__Set problem__
Your job is to return the lines between the line holding "Convert this chart to D3.js code." and the line holding "d3.scaleLinear().domain([0, 4.5]).range([chartHeight, 0]);", inclusive, exactly and with no pictures.

▬▬▬

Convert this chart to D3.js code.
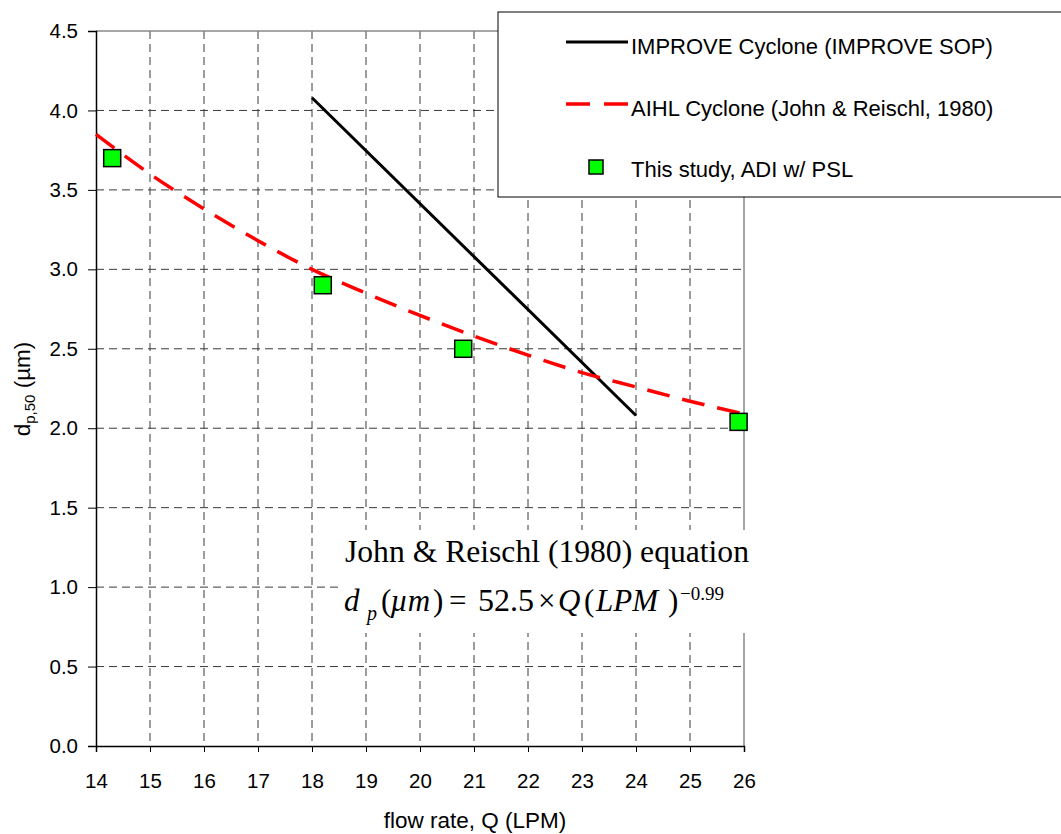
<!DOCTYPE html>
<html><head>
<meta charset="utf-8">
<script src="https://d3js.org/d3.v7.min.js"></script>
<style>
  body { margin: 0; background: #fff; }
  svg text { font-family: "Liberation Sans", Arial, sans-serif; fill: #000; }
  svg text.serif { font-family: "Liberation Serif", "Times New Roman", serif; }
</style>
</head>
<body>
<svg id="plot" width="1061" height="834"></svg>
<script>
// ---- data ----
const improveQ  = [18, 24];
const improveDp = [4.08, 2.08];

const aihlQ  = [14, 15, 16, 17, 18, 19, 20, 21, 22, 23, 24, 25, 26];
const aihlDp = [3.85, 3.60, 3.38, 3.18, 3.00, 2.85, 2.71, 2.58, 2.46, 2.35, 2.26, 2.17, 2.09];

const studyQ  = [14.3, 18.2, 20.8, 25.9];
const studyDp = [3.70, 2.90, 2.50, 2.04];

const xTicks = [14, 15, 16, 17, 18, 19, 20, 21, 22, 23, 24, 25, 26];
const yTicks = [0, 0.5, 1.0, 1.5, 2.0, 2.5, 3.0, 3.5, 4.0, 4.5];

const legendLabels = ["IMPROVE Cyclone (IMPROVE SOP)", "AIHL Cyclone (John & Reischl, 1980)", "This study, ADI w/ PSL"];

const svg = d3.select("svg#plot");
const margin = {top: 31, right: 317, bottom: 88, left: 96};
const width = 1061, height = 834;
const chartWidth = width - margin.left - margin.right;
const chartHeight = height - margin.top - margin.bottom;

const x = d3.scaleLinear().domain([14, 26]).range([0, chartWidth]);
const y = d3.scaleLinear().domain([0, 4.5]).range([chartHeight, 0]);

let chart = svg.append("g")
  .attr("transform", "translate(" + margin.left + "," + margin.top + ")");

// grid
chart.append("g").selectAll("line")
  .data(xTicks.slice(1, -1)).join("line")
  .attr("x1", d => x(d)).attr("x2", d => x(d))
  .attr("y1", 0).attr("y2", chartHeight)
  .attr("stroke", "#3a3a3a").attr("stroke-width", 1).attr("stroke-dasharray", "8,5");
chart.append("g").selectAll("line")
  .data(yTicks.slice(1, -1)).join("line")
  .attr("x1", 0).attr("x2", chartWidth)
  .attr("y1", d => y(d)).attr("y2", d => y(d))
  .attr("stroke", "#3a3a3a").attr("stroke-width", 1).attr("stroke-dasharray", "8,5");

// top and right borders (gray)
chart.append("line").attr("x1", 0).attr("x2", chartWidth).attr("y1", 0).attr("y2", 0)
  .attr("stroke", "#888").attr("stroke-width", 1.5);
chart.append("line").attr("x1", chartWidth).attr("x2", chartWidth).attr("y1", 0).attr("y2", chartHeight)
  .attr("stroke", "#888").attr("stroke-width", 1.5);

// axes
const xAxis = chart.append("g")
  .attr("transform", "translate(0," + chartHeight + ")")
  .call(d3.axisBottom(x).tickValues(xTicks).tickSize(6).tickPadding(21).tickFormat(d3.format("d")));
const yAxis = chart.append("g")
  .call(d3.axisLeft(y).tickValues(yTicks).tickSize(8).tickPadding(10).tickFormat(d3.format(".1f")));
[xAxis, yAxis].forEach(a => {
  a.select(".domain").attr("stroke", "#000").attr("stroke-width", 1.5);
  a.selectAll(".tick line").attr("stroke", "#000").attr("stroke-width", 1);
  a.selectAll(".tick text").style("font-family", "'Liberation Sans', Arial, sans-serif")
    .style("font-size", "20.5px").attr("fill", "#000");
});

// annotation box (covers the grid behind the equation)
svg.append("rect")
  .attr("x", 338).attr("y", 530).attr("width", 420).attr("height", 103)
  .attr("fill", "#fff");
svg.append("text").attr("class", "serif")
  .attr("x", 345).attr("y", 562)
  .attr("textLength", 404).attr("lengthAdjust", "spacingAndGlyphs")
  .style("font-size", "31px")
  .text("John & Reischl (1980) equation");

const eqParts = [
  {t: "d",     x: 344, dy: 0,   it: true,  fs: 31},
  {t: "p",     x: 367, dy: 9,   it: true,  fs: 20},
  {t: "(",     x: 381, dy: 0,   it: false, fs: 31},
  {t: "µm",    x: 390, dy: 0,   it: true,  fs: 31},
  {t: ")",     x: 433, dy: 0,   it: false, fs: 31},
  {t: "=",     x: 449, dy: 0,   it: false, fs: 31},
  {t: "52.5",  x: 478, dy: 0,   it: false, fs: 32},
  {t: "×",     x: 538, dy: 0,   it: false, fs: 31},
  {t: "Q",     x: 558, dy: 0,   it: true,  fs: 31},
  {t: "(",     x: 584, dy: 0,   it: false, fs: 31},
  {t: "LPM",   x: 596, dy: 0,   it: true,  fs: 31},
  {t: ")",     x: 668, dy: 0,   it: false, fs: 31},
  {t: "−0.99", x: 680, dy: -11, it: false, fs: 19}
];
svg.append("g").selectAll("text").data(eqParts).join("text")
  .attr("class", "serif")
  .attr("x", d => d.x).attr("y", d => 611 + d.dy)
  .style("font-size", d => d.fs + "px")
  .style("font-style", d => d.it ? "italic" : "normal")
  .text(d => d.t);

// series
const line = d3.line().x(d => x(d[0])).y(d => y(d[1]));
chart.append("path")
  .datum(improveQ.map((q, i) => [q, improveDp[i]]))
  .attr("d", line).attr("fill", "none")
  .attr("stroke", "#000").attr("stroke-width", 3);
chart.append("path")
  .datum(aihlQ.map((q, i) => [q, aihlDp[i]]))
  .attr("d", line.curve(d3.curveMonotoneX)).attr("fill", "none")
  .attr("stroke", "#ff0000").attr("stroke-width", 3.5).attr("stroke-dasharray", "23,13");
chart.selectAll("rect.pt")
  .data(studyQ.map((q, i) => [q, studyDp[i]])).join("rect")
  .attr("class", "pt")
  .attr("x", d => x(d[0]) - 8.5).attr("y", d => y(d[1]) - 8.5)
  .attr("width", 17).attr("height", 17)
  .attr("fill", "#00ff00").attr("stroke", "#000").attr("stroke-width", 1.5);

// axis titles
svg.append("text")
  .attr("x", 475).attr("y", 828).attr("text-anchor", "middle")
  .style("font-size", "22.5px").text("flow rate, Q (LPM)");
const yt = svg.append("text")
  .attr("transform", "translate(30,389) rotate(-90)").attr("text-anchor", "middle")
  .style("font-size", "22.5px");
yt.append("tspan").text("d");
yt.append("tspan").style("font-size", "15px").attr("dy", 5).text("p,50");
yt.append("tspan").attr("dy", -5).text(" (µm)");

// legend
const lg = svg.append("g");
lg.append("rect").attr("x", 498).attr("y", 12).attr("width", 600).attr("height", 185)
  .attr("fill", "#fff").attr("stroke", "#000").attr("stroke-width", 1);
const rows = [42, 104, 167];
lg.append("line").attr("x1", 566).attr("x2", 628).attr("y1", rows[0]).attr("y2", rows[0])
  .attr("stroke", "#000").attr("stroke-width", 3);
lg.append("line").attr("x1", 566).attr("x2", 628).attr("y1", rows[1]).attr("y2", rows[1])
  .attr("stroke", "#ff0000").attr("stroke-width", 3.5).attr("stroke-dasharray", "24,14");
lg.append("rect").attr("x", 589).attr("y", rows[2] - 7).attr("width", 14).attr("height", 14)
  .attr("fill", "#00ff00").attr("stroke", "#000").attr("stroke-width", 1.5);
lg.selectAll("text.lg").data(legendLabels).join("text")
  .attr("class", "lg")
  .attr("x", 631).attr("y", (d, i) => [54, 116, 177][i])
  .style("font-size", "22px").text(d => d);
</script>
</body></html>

▬▬▬

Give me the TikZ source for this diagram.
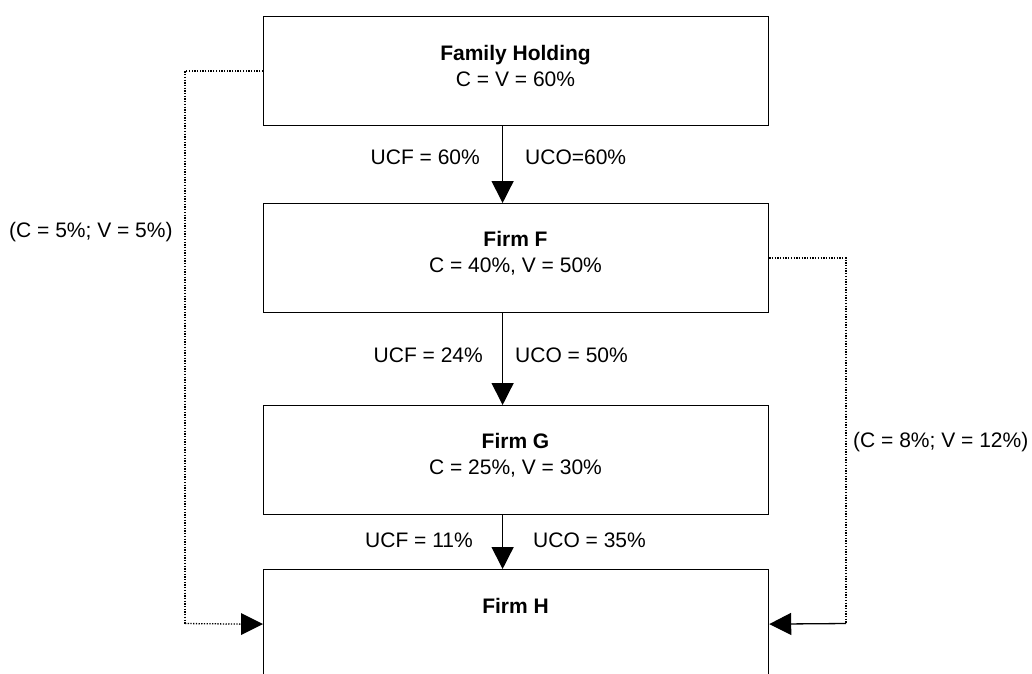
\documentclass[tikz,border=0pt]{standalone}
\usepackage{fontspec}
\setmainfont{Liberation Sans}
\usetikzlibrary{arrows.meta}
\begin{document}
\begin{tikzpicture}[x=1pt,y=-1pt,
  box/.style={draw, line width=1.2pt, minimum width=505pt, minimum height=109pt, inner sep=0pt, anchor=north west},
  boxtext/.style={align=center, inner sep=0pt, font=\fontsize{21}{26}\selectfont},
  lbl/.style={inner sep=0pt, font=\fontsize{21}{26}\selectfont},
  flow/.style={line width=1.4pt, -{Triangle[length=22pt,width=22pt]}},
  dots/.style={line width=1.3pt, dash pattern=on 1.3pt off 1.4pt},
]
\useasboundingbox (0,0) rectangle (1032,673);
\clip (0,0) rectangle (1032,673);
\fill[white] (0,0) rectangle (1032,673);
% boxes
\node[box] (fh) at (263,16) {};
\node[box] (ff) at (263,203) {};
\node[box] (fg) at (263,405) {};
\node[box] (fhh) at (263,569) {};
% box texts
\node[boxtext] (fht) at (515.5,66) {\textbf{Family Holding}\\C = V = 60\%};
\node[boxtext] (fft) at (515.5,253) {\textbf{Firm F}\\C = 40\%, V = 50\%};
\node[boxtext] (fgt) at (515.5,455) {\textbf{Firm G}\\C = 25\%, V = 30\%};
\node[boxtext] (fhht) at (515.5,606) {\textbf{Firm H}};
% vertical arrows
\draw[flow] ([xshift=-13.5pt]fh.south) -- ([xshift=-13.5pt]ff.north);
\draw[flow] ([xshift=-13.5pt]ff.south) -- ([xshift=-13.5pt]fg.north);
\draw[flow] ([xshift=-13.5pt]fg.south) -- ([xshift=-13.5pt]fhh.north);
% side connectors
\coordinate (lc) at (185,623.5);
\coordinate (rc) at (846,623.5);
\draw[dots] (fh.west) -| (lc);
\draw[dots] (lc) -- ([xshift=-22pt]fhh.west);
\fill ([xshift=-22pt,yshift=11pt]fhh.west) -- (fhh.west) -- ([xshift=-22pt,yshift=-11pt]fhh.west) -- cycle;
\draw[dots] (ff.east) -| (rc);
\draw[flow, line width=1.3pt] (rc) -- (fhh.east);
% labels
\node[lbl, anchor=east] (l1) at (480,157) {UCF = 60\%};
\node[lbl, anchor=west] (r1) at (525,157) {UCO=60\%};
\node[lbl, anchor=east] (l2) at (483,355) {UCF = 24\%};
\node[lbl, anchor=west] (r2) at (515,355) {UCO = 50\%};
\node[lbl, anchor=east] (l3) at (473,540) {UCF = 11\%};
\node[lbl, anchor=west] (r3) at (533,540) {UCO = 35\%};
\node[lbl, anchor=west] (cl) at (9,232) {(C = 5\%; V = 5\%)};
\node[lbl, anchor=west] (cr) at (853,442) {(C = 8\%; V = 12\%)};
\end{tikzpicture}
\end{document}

▬▬▬

__Solution__
Convert this chart to D3.js code.
<!DOCTYPE html>
<html><head>
<meta charset="utf-8">
<script src="https://d3js.org/d3.v7.min.js"></script>
<style>
  body { margin: 0; background: #fff; }
  svg text { font-family: "Liberation Sans", Arial, sans-serif; fill: #000; }
  svg text.serif { font-family: "Liberation Serif", "Times New Roman", serif; }
</style>
</head>
<body>
<svg id="plot" width="1061" height="834"></svg>
<script>
// ---- data ----
const improveQ  = [18, 24];
const improveDp = [4.08, 2.08];

const aihlQ  = [14, 15, 16, 17, 18, 19, 20, 21, 22, 23, 24, 25, 26];
const aihlDp = [3.85, 3.60, 3.38, 3.18, 3.00, 2.85, 2.71, 2.58, 2.46, 2.35, 2.26, 2.17, 2.09];

const studyQ  = [14.3, 18.2, 20.8, 25.9];
const studyDp = [3.70, 2.90, 2.50, 2.04];

const xTicks = [14, 15, 16, 17, 18, 19, 20, 21, 22, 23, 24, 25, 26];
const yTicks = [0, 0.5, 1.0, 1.5, 2.0, 2.5, 3.0, 3.5, 4.0, 4.5];

const legendLabels = ["IMPROVE Cyclone (IMPROVE SOP)", "AIHL Cyclone (John & Reischl, 1980)", "This study, ADI w/ PSL"];

const svg = d3.select("svg#plot");
const margin = {top: 31, right: 317, bottom: 88, left: 96};
const width = 1061, height = 834;
const chartWidth = width - margin.left - margin.right;
const chartHeight = height - margin.top - margin.bottom;

const x = d3.scaleLinear().domain([14, 26]).range([0, chartWidth]);
const y = d3.scaleLinear().domain([0, 4.5]).range([chartHeight, 0]);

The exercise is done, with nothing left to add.